[Material provided]

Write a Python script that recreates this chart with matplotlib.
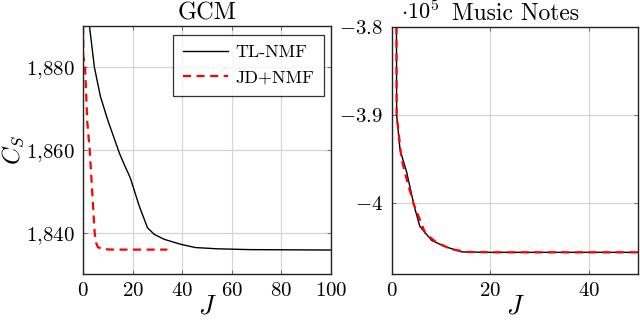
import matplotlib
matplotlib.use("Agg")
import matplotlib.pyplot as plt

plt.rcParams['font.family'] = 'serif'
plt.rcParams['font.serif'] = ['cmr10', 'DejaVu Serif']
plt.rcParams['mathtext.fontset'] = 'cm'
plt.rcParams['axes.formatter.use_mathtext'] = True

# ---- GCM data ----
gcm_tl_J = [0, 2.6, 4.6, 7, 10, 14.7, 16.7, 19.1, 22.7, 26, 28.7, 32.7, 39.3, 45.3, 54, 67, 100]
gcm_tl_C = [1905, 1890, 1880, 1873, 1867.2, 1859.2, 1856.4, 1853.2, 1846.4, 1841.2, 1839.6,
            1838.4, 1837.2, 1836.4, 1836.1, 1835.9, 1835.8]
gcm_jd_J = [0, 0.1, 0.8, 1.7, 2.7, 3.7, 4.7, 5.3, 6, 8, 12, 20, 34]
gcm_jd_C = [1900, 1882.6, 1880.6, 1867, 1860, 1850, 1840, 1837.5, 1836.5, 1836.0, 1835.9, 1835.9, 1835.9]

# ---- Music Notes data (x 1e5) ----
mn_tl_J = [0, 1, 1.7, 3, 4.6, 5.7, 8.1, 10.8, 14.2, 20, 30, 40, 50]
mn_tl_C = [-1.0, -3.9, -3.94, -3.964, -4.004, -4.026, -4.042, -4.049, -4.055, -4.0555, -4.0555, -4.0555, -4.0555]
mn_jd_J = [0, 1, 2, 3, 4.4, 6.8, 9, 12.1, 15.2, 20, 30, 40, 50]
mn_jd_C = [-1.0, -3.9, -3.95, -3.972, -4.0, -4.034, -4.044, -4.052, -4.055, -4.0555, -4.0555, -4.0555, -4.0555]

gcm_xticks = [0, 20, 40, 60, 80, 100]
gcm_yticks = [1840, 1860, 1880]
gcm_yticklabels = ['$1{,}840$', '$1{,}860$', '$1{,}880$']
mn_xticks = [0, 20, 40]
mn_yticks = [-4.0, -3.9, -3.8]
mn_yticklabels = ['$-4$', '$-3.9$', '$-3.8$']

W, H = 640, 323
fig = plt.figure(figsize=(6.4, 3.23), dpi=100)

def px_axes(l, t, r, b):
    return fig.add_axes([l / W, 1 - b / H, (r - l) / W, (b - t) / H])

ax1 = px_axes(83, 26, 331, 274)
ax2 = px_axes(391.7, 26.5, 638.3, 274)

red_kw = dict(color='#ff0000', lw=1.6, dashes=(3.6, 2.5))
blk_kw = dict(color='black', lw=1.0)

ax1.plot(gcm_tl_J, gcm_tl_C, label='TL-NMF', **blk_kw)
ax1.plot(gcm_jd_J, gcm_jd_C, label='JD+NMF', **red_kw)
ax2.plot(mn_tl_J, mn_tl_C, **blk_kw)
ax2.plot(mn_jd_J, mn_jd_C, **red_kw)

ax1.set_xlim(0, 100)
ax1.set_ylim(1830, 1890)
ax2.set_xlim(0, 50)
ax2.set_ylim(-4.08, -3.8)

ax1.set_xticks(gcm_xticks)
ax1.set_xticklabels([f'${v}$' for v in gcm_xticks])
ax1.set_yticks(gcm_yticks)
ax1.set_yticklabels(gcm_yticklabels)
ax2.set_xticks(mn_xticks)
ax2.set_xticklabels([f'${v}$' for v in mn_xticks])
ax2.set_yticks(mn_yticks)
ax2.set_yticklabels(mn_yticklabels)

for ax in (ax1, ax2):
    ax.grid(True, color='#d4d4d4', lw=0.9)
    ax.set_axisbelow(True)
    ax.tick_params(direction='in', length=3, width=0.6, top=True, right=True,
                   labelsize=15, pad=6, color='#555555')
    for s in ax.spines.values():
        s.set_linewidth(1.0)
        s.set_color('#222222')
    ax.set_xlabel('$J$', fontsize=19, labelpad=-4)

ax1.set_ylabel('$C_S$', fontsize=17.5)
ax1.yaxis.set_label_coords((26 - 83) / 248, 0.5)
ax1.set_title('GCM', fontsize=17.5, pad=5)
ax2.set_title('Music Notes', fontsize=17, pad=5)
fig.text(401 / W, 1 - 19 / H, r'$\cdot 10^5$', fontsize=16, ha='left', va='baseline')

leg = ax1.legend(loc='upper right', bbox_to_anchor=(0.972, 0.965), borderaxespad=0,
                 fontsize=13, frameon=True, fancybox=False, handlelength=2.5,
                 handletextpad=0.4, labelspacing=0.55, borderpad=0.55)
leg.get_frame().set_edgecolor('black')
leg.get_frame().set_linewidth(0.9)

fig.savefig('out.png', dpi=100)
...
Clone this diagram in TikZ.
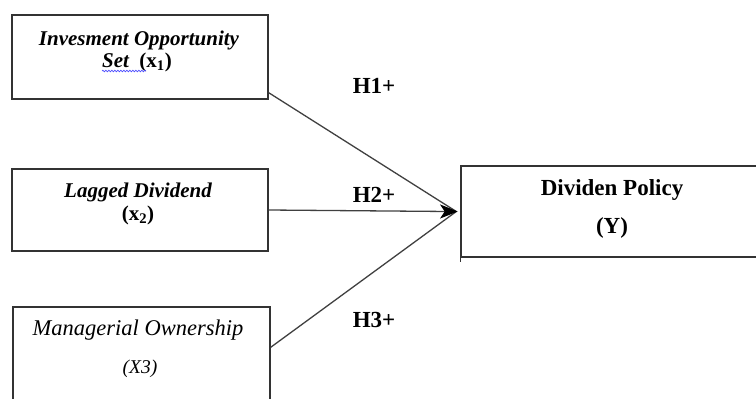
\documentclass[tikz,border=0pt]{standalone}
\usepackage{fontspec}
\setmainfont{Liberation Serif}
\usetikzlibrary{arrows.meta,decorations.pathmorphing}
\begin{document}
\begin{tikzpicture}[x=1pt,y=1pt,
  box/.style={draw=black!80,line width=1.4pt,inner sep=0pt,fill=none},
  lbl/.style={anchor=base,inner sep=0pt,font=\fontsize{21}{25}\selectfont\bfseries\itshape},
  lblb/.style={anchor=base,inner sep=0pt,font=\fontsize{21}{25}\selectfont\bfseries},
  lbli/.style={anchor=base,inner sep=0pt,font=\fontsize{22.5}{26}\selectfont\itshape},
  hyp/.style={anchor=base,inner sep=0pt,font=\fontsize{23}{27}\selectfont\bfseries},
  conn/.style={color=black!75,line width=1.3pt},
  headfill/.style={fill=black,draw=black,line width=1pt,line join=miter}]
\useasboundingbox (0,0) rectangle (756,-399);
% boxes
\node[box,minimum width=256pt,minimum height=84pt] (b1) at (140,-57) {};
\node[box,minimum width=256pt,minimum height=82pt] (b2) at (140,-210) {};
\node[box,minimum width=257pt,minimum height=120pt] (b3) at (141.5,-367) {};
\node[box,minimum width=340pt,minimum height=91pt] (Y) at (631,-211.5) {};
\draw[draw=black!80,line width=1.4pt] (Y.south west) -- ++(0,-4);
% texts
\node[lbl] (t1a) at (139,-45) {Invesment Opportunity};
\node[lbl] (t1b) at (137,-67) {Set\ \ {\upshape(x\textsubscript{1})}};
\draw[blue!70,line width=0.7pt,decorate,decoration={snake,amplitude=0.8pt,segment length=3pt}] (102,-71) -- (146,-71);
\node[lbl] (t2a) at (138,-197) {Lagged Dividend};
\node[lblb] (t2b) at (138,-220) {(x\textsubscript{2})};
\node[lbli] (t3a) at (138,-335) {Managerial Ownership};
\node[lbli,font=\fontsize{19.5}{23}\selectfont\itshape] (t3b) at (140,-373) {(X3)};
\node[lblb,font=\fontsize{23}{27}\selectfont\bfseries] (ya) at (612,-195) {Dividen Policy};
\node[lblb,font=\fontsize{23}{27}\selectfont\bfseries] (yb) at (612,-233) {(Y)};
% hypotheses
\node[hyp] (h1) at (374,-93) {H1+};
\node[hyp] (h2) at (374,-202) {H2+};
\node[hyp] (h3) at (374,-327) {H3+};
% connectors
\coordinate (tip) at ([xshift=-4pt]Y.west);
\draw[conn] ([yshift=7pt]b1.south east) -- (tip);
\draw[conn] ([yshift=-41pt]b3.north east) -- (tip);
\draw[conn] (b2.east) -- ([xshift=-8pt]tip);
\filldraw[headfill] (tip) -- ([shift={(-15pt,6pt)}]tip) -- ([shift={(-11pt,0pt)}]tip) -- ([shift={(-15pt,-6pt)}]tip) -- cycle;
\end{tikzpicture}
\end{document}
---
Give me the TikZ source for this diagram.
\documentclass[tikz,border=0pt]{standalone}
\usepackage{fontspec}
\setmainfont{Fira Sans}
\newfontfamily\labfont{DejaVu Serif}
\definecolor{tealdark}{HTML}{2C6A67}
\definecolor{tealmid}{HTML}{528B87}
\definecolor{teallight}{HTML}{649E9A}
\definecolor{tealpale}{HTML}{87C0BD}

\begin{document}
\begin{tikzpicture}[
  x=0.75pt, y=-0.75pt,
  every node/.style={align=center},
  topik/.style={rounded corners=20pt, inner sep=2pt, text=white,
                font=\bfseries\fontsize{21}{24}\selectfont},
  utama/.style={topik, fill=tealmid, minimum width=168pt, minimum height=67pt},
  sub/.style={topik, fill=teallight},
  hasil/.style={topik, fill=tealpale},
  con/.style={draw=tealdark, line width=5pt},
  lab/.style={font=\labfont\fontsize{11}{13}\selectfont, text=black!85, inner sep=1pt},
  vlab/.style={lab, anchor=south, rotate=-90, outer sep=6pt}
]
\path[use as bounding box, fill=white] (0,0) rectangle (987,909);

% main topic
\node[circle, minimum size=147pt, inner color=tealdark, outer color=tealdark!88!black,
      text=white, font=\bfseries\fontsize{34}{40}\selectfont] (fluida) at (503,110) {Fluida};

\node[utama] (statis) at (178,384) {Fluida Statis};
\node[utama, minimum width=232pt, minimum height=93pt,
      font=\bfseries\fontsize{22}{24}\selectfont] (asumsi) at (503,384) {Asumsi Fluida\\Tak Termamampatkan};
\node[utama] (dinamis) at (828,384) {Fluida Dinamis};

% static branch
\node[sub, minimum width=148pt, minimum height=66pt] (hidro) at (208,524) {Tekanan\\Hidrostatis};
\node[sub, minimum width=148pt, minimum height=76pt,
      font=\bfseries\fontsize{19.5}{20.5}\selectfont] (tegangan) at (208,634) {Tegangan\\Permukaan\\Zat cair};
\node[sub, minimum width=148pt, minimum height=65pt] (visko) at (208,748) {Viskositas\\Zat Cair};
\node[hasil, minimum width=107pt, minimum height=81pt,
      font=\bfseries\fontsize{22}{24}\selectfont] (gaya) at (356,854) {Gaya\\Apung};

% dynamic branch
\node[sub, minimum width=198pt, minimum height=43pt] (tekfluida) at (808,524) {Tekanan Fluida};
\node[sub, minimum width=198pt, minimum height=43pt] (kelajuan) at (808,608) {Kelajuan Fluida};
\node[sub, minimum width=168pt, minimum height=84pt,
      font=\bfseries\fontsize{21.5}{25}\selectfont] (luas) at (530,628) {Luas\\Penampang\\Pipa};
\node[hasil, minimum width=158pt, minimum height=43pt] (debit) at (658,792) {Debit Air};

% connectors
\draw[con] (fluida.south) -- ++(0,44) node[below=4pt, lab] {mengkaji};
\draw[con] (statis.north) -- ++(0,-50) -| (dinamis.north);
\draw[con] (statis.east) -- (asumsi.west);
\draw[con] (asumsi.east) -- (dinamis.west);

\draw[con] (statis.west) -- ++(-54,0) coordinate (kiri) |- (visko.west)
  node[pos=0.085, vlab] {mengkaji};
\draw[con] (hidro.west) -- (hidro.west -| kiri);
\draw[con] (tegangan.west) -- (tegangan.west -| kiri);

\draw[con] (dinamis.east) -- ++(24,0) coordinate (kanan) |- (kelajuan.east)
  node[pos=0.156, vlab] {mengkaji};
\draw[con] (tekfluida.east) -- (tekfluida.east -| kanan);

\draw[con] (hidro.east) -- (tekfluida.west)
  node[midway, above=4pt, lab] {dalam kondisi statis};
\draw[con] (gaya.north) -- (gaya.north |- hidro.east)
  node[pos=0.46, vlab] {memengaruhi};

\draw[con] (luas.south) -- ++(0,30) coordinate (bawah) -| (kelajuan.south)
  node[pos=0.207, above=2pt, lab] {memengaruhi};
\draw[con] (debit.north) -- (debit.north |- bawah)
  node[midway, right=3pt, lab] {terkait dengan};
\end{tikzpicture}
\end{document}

[Exercise prompt] Above are the records. Copy only the lines from the one with "Write a Python" through the one with "-4.052, -4.055, -4.0555, -4.0555, -4.0555, -4.0555]", exactly, with no pictures.

[Task response]
Write a Python script that recreates this chart with matplotlib.
import matplotlib
matplotlib.use("Agg")
import matplotlib.pyplot as plt

plt.rcParams['font.family'] = 'serif'
plt.rcParams['font.serif'] = ['cmr10', 'DejaVu Serif']
plt.rcParams['mathtext.fontset'] = 'cm'
plt.rcParams['axes.formatter.use_mathtext'] = True

# ---- GCM data ----
gcm_tl_J = [0, 2.6, 4.6, 7, 10, 14.7, 16.7, 19.1, 22.7, 26, 28.7, 32.7, 39.3, 45.3, 54, 67, 100]
gcm_tl_C = [1905, 1890, 1880, 1873, 1867.2, 1859.2, 1856.4, 1853.2, 1846.4, 1841.2, 1839.6,
            1838.4, 1837.2, 1836.4, 1836.1, 1835.9, 1835.8]
gcm_jd_J = [0, 0.1, 0.8, 1.7, 2.7, 3.7, 4.7, 5.3, 6, 8, 12, 20, 34]
gcm_jd_C = [1900, 1882.6, 1880.6, 1867, 1860, 1850, 1840, 1837.5, 1836.5, 1836.0, 1835.9, 1835.9, 1835.9]

# ---- Music Notes data (x 1e5) ----
mn_tl_J = [0, 1, 1.7, 3, 4.6, 5.7, 8.1, 10.8, 14.2, 20, 30, 40, 50]
mn_tl_C = [-1.0, -3.9, -3.94, -3.964, -4.004, -4.026, -4.042, -4.049, -4.055, -4.0555, -4.0555, -4.0555, -4.0555]
mn_jd_J = [0, 1, 2, 3, 4.4, 6.8, 9, 12.1, 15.2, 20, 30, 40, 50]
mn_jd_C = [-1.0, -3.9, -3.95, -3.972, -4.0, -4.034, -4.044, -4.052, -4.055, -4.0555, -4.0555, -4.0555, -4.0555]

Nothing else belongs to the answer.